A good sharding function will index the data evenly across all nodes, and will possibly try to ensure as many search operations as possible can be performed on as the smallest amount of shards as possible.
For example, if we index Facebook and twitter data, and we know most searches look for only Facebook or only twitter, then we can optimise our sharding function by asking it to shard based on the post ID and the origin, so all tweets are on one portion of our cluster, and all Facebook posts are on the rest of the nodes. This way, most search operations will have to access only half of the nodes.
It is important to note replication is orthogonal to sharding - once you achieved sharding you can replicate each shard individually.

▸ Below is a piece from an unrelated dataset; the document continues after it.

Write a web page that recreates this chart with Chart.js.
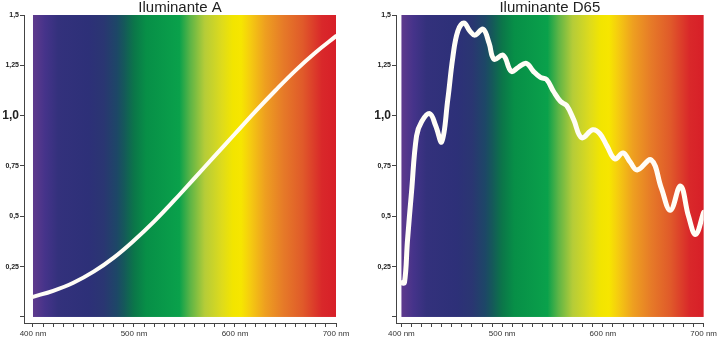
<!DOCTYPE html>
<html>
<head>
<meta charset="utf-8">
<script src="https://cdn.jsdelivr.net/npm/chart.js@4.4.1/dist/chart.umd.min.js"></script>
<style>
    body { margin: 0; background: #fff; }
    .panel { position: absolute; top: 0; height: 339px; }
    #left { left: 0; width: 360px; }
    #right { left: 360px; width: 359px; }
</style>
</head>
<body>
<div class="panel" id="left"><canvas id="chartA" width="360" height="339"></canvas></div>
<div class="panel" id="right"><canvas id="chartD65" width="359" height="339"></canvas></div>
<script>
// Datos
const wavelengthsA = [400, 420, 440, 460, 480, 500, 520, 540, 560, 580, 600, 620, 640, 660, 680, 700];
const valuesA = [0.10, 0.13, 0.17, 0.225, 0.295, 0.38, 0.475, 0.58, 0.69, 0.80, 0.91, 1.02, 1.125, 1.225, 1.315, 1.395];

const wavelengthsD65 = [400, 403, 406, 410, 415, 420, 428, 434, 440, 446, 451, 456, 462, 468, 473, 481, 487, 492,
    501, 509, 516, 524, 531, 538, 544, 551, 558, 564, 571, 579, 590, 597, 604, 612, 620, 627, 634, 648, 658,
    667, 677, 685, 692, 700];
const valuesD65 = [0.17, 0.17, 0.38, 0.62, 0.90, 0.97, 1.01, 0.95, 0.87, 1.08, 1.29, 1.42, 1.46, 1.42, 1.40, 1.43, 1.36, 1.28,
    1.30, 1.22, 1.24, 1.26, 1.22, 1.19, 1.18, 1.12, 1.07, 1.05, 0.98, 0.89, 0.93, 0.91, 0.85, 0.785, 0.815, 0.77, 0.73, 0.78, 0.64,
    0.53, 0.65, 0.50, 0.41, 0.52];

const xTickValues = [400, 410, 420, 430, 440, 450, 460, 470, 480, 490, 500, 510, 520, 530, 540, 550,
    560, 570, 580, 590, 600, 610, 620, 630, 640, 650, 660, 670, 680, 690, 700];
const yTickValues = [0, 0.25, 0.5, 0.75, 1.0, 1.25, 1.5];
const yTickLabels = ['', '0,25', '0,5', '0,75', '1,0', '1,25', '1,5'];

// Colores del espectro (longitud de onda, color)
const spectrumStops = [
    [400, '#5f3a8d'], [412, '#45338a'], [425, '#33317c'], [455, '#2d3078'], [470, '#2a3672'],
    [483, '#1d4767'], [490, '#15585a'], [500, '#0b7649'], [512, '#078f47'], [545, '#0aa14b'],
    [556, '#5eb546'], [570, '#b5cc38'], [587, '#dedb1c'], [598, '#f2e500'], [606, '#f6e600'],
    [615, '#f5cc10'], [630, '#ee9f20'], [648, '#e67a28'], [667, '#e05a2a'], [686, '#d9282a'], [700, '#d71f28']
];

// Fondo con el espectro visible
const spectrumPlugin = {
    id: 'spectrum',
    beforeDatasetsDraw(chart) {
        const ctx = chart.ctx;
        const x = chart.scales.x, y = chart.scales.y;
        const x0 = x.getPixelForValue(400), x1 = x.getPixelForValue(700);
        const y0 = y.getPixelForValue(1.5), y1 = y.getPixelForValue(0);
        const grad = ctx.createLinearGradient(x0, 0, x1, 0);
        spectrumStops.forEach(s => grad.addColorStop((s[0] - 400) / 300, s[1]));
        ctx.save();
        ctx.fillStyle = grad;
        ctx.fillRect(x0, y0, x1 - x0, y1 - y0);
        ctx.restore();
    }
};

const fontFamily = '"Liberation Sans", Arial, sans-serif';

function makeChart(canvasId, title, wl, vals, opts) {
    const ctx = document.getElementById(canvasId).getContext('2d');
    return new Chart(ctx, {
        type: 'line',
        data: {
            datasets: [{
                data: wl.map((w, i) => ({ x: w, y: vals[i] })),
                borderColor: '#fffdf6',
                borderWidth: opts.lineWidth,
                pointRadius: 0,
                tension: 0.4,
                borderCapStyle: 'round',
                borderJoinStyle: 'round',
                fill: false
            }]
        },
        options: {
            responsive: false,
            animation: false,
            layout: { padding: { left: 0, right: opts.padRight, top: 0, bottom: 0 } },
            plugins: {
                legend: { display: false },
                tooltip: { enabled: false },
                title: {
                    display: true,
                    text: title,
                    fullSize: false,
                    color: '#222',
                    font: { family: fontFamily, size: 15, weight: 'normal', lineHeight: 1 },
                    padding: { top: 0, bottom: 0 }
                }
            },
            scales: {
                x: {
                    type: 'linear',
                    min: opts.xMin,
                    max: 700,
                    afterBuildTicks: (scale) => { scale.ticks = xTickValues.map(v => ({ value: v })); },
                    afterFit: (scale) => { scale.height = 16; },
                    grid: { drawOnChartArea: false, tickLength: 4, color: '#444' },
                    border: { display: true, color: '#444', width: 1 },
                    ticks: {
                        autoSkip: false,
                        maxRotation: 0,
                        padding: 2,
                        color: '#333',
                        font: { family: fontFamily, size: 8 },
                        callback: (v) => (v % 100 === 0 ? v + ' nm' : '')
                    }
                },
                y: {
                    type: 'linear',
                    min: -0.03,
                    max: 1.5,
                    afterBuildTicks: (scale) => { scale.ticks = yTickValues.map(v => ({ value: v })); },
                    afterFit: (scale) => { scale.width = opts.yWidth; },
                    grid: { drawOnChartArea: false, tickLength: 4, color: '#444' },
                    border: { display: true, color: '#444', width: 1 },
                    ticks: {
                        padding: 1,
                        color: '#222',
                        font: (c) => (c.tick && c.tick.value === 1
                            ? { family: fontFamily, size: 12, weight: 'bold' }
                            : { family: fontFamily, size: 7, weight: 'bold' }),
                        callback: (v) => {
                            const i = yTickValues.indexOf(v);
                            return i >= 0 ? yTickLabels[i] : '';
                        }
                    }
                }
            }
        },
        plugins: [spectrumPlugin]
    });
}

makeChart('chartA', 'Iluminante A', wavelengthsA, valuesA,
    { xMin: 391.1, yWidth: 24, padRight: 24, lineWidth: 4 });
makeChart('chartD65', 'Iluminante D65', wavelengthsD65, valuesD65,
    { xMin: 394.6, yWidth: 36, padRight: 14, lineWidth: 5 });
</script>
</body>
</html>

As you may have figured out by now, indexing data on multiple servers means search queries will have to ask multiple servers for results. While Lucene is great at providing results ordered by relevance, this doesn't work well in a distributed scenario as scores given by one node can't really be compared to scores given by another. Merging two sets of results from 2 nodes and sorting by score will most of the time produce bad results. Or at least, we could do better. So this is a problem we had to take into account.
Fortunately for us, we didn't have to implement all that from scratch. Elasticsearch implements this and more in a highly optimised and flexible way, and we decided to use it as our search server technology, wrapping Lucene to provide us excellent scaling out capabilities.
With Elasticsearch it is very easy to create a large cluster of nodes all running one large index, or even multiple indexes. Replication is obviously supported, and a lot of the nitty gritty details of building a distributed system and search engine are already taken care of. And that includes proper scoring of results coming from multiple nodes.